Актерский состав практически неизвестен массовому зрителю, но тем и  прекрасен. Здесь тоже легко угадать авторскую страсть к густо  расписанным характерам. Очаровательная изменница-незнакомка – как память  о потерянных любви и родине. Истеричная Розалия Землячка, словно  сбежавшая в бунинские «Окаянные дни» из шмелевского «Солнца мертвых».  Фокусник, соблазняющий разговорами о загранице да Марксе. Принявший  новую власть полковник с говорящей фамилией (или прозвищем?) Фамусов,  мечтающий о тихом местечке в Саратове. Капитан с благородным греческим  профилем, который не стал бы расстреливать лейтенанта Шмидта «и сейчас».  Мятежный ротмистр – своеобразный «силовик» нашего времени, обвиняющий  собратьев в «либеральной песне», которая, по его мнению, и привела к  революции… Главный герой – латыш Калита – в озвучке «нельзя-не-угадать»  Миронова чудесно передает контузию духа – рассеян, отстранен, опрокинут  эпохой. «С чего все началось? Как это случилось?»; «Зачем?» – вторит ему  голубоглазый есаул. А отвечает, по сути, серб Бикович – Кока, даже  собака которого – запущенная после революции порода русских гончих: «Все  сами сделали… Все своими руками сделали… Думали, обойдется. Не обошлось  <…> Как теперь с этим жить?». А жить вы с этим и не будете…
Наиболее жестко столкновение идей, противоположных друг другу, показано в  темпе и стилистике речи персонажей. Робкий вопрос Георгия Сергеевича о  том, нет ли чего общего у марксистской идеологии и христианства,  вызывает у Землячки целую словесную канонаду, где достается даже Блоку:  «В белом венчике из роз впереди Иисус Христос»… Нет сил бороться – так  примажемся!». Но именно в «лютой энергии» этого одиозного персонажа и  заключено фатальное поражение белых. А ведь они, белые, уже понимают –  рассуждают о том, что «учителя – французы, архитекторы – итальянцы,  инженеры – немцы». Спрашивают у самих себя: «А мы-то – что?» И отвечают:  «А может, у нас такая деятельность – исключительно умственная?»… Именно  эта «умственная деятельность» и аристократии, и антибольшевистской  интеллигенции стала предвестником катастрофы.
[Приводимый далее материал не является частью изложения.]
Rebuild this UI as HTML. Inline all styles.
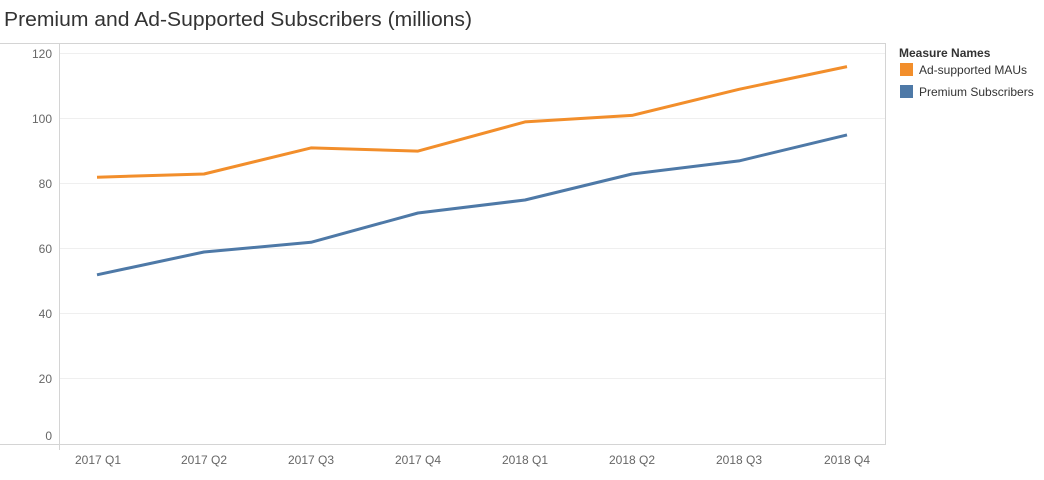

И слезы поручика в далеком  июле 1907-го – не просто плач от осознания навек потерянной любви – это  плач по утраченной цивилизации. А о том, что не стоило отмахиваться от  назойливых вопросов маленького Егория, православный мир которого рушился  под молотом дарвиновской теории, сам режиссер говорил перед премьерой в  передаче Соловьева. И пусть не покажется нравоучением то, что за  любопытного Егорку и за инертного звонаря Евлампия – за две части души  одного народа – нужно было бороться тогда, а не потом…
…И «Летучiй» Михалкова – такой волжский «Титаник», пассажиры которого  вскоре столкнутся с айсбергом революции (а пароход превратится в  обреченную крымскую баржу). Не верили, не хотели знать, охваченные  сантиментами, а мальчик дошел до умозаключения, что и «царь – от  обезьян», – и получили другую страну и другую историю, которую, как  известно, пишут победители. И здесь не случайно вспоминается уже не  Ленин на броневике, а Бутусов со своим «Титаником» 1993–1994 годов – с  уходящей на дно уже не Царской, а Красной империей:  
Но никто не хочет и думать о том,
пока «Титаник» плывет…
Потому-то «Солнечный удар» не столько ностальгическое кино, сколько  предостережение нашему третьему проекту – России постсоветской. А то,  глядишь, и посмотрит новый Егорий на затонувшую баржу, и едва не  покрестит ее вослед – да вдруг опять ухватится за козырек фуражки.